** begin INFORMATION GIVEN **

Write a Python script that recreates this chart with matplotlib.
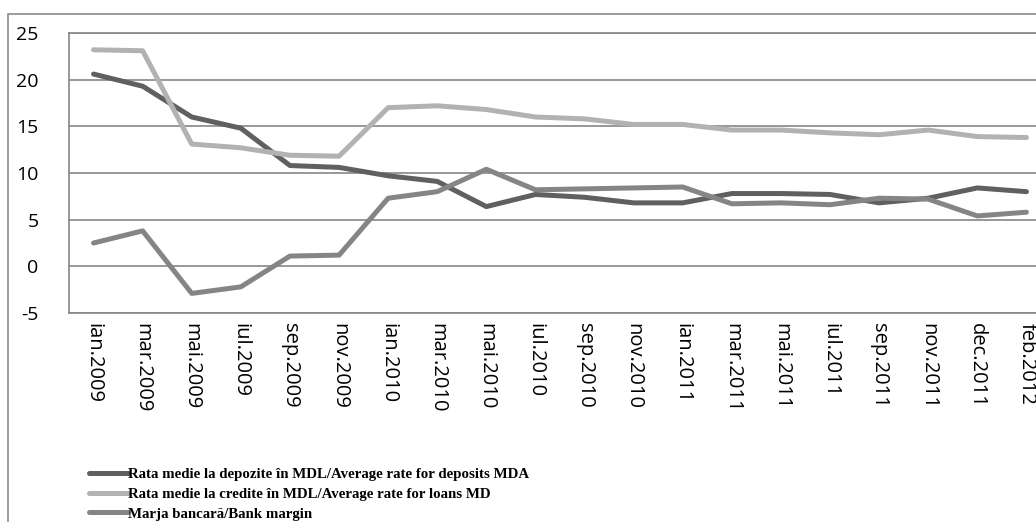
import numpy as np
import matplotlib
matplotlib.use('Agg')
import matplotlib.pyplot as plt
from matplotlib.patches import Rectangle

months = ['ian.2009', 'mar.2009', 'mai.2009', 'iul.2009', 'sep.2009', 'nov.2009',
          'ian.2010', 'mar.2010', 'mai.2010', 'iul.2010', 'sep.2010', 'nov.2010',
          'ian.2011', 'mar.2011', 'mai.2011', 'iul.2011', 'sep.2011', 'nov.2011',
          'dec.2011', 'feb.2012']

deposits = [20.6, 19.3, 16.0, 14.8, 10.8, 10.6, 9.7, 9.1, 6.4, 7.7, 7.4, 6.8,
            6.8, 7.8, 7.8, 7.7, 6.8, 7.3, 8.4, 8.0]
loans = [23.2, 23.1, 13.1, 12.7, 11.9, 11.8, 17.0, 17.2, 16.8, 16.0, 15.8, 15.2,
         15.2, 14.6, 14.6, 14.3, 14.1, 14.6, 13.9, 13.8]
margin = [2.5, 3.8, -2.9, -2.2, 1.1, 1.2, 7.3, 8.0, 10.4, 8.2, 8.3, 8.4,
          8.5, 6.7, 6.8, 6.6, 7.3, 7.2, 5.4, 5.8]

labels = ['Rata medie la depozite în MDL/Average rate for deposits MDA',
          'Rata medie la credite în MDL/Average rate for loans MD',
          'Marja bancară/Bank margin']
colors = ['#606060', '#b2b2b2', '#858585']

W, H = 1036, 522
fig = plt.figure(figsize=(W / 100, H / 100), dpi=100)

# outer chart frame (runs off the right/bottom of the picture)
fig.patches.append(Rectangle((8 / W, -0.2), 1.5, 1 - 14 / H + 0.2,
                             transform=fig.transFigure, fill=False,
                             edgecolor='#8c8c8c', linewidth=1.2))

left, right = 69, 1051
top, bottom = 33, 313
ax = fig.add_axes([left / W, 1 - bottom / H, (right - left) / W, (bottom - top) / H])

x = np.arange(len(months))
for series, c, lab in zip([deposits, loans, margin], colors, labels):
    ax.plot(x, series, color=c, lw=3.6, label=lab,
            solid_capstyle='round', solid_joinstyle='round')

ax.set_xlim(-0.5, len(months) - 0.5)
ax.set_ylim(-5, 25)
ax.set_yticks(np.arange(-5, 26, 5))
ax.set_yticklabels([str(v) for v in range(-5, 26, 5)], fontsize=14, family='Open Sans')
ax.set_xticks(x)
ax.set_xticklabels(months, rotation=270, fontsize=14.5, family='Open Sans',
                   ha='center', va='top')
ax.tick_params(axis='y', length=0, pad=22)
ax.tick_params(axis='x', length=0, pad=7)
ax.grid(axis='y', color='#868686', lw=1.2)
ax.set_axisbelow(True)
ax.spines['right'].set_visible(False)
for s in ['left', 'bottom', 'top']:
    ax.spines[s].set_color('#868686')
    ax.spines[s].set_linewidth(1.2)

fig.legend(loc='upper left', bbox_to_anchor=(89 / W, 1 - 468 / H),
           frameon=False, handlelength=2.6, handletextpad=0.0,
           labelspacing=0.42, borderaxespad=0, borderpad=0,
           prop=dict(family='Liberation Serif', weight='bold', size=10.7))

fig.savefig('out.png', dpi=100)
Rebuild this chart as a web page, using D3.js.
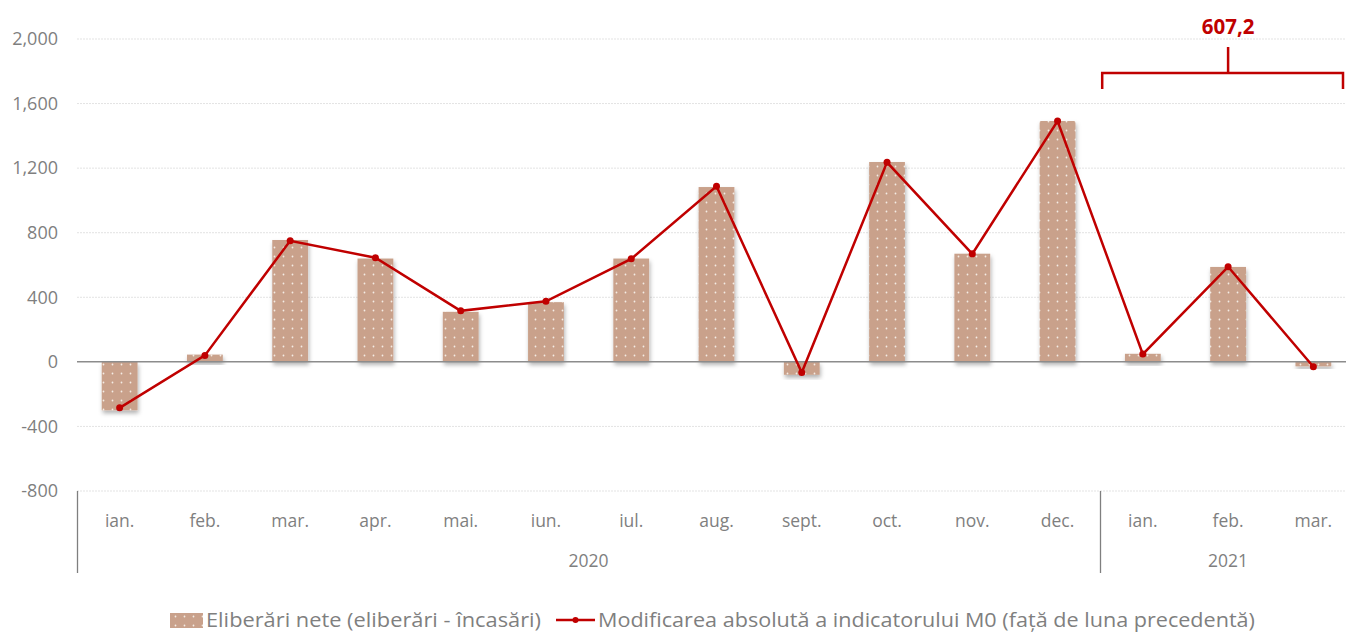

** end INFORMATION GIVEN **

WRITTEN PROBLEM =>
Write out the full listing verbatim, excluding its pictures.

RESPONSE TO THE TASK =>
Write a Python script that recreates this chart with matplotlib.
import numpy as np
import matplotlib
matplotlib.use('Agg')
import matplotlib.pyplot as plt
from matplotlib.patches import Rectangle

months = ['ian.2009', 'mar.2009', 'mai.2009', 'iul.2009', 'sep.2009', 'nov.2009',
          'ian.2010', 'mar.2010', 'mai.2010', 'iul.2010', 'sep.2010', 'nov.2010',
          'ian.2011', 'mar.2011', 'mai.2011', 'iul.2011', 'sep.2011', 'nov.2011',
          'dec.2011', 'feb.2012']

deposits = [20.6, 19.3, 16.0, 14.8, 10.8, 10.6, 9.7, 9.1, 6.4, 7.7, 7.4, 6.8,
            6.8, 7.8, 7.8, 7.7, 6.8, 7.3, 8.4, 8.0]
loans = [23.2, 23.1, 13.1, 12.7, 11.9, 11.8, 17.0, 17.2, 16.8, 16.0, 15.8, 15.2,
         15.2, 14.6, 14.6, 14.3, 14.1, 14.6, 13.9, 13.8]
margin = [2.5, 3.8, -2.9, -2.2, 1.1, 1.2, 7.3, 8.0, 10.4, 8.2, 8.3, 8.4,
          8.5, 6.7, 6.8, 6.6, 7.3, 7.2, 5.4, 5.8]

labels = ['Rata medie la depozite în MDL/Average rate for deposits MDA',
          'Rata medie la credite în MDL/Average rate for loans MD',
          'Marja bancară/Bank margin']
colors = ['#606060', '#b2b2b2', '#858585']

W, H = 1036, 522
fig = plt.figure(figsize=(W / 100, H / 100), dpi=100)

# outer chart frame (runs off the right/bottom of the picture)
fig.patches.append(Rectangle((8 / W, -0.2), 1.5, 1 - 14 / H + 0.2,
                             transform=fig.transFigure, fill=False,
                             edgecolor='#8c8c8c', linewidth=1.2))

left, right = 69, 1051
top, bottom = 33, 313
ax = fig.add_axes([left / W, 1 - bottom / H, (right - left) / W, (bottom - top) / H])

x = np.arange(len(months))
for series, c, lab in zip([deposits, loans, margin], colors, labels):
    ax.plot(x, series, color=c, lw=3.6, label=lab,
            solid_capstyle='round', solid_joinstyle='round')

ax.set_xlim(-0.5, len(months) - 0.5)
ax.set_ylim(-5, 25)
ax.set_yticks(np.arange(-5, 26, 5))
ax.set_yticklabels([str(v) for v in range(-5, 26, 5)], fontsize=14, family='Open Sans')
ax.set_xticks(x)
ax.set_xticklabels(months, rotation=270, fontsize=14.5, family='Open Sans',
                   ha='center', va='top')
ax.tick_params(axis='y', length=0, pad=22)
ax.tick_params(axis='x', length=0, pad=7)
ax.grid(axis='y', color='#868686', lw=1.2)
ax.set_axisbelow(True)
ax.spines['right'].set_visible(False)
for s in ['left', 'bottom', 'top']:
    ax.spines[s].set_color('#868686')
    ax.spines[s].set_linewidth(1.2)

fig.legend(loc='upper left', bbox_to_anchor=(89 / W, 1 - 468 / H),
           frameon=False, handlelength=2.6, handletextpad=0.0,
           labelspacing=0.42, borderaxespad=0, borderpad=0,
           prop=dict(family='Liberation Serif', weight='bold', size=10.7))

fig.savefig('out.png', dpi=100)
Rebuild this chart as a web page, using D3.js.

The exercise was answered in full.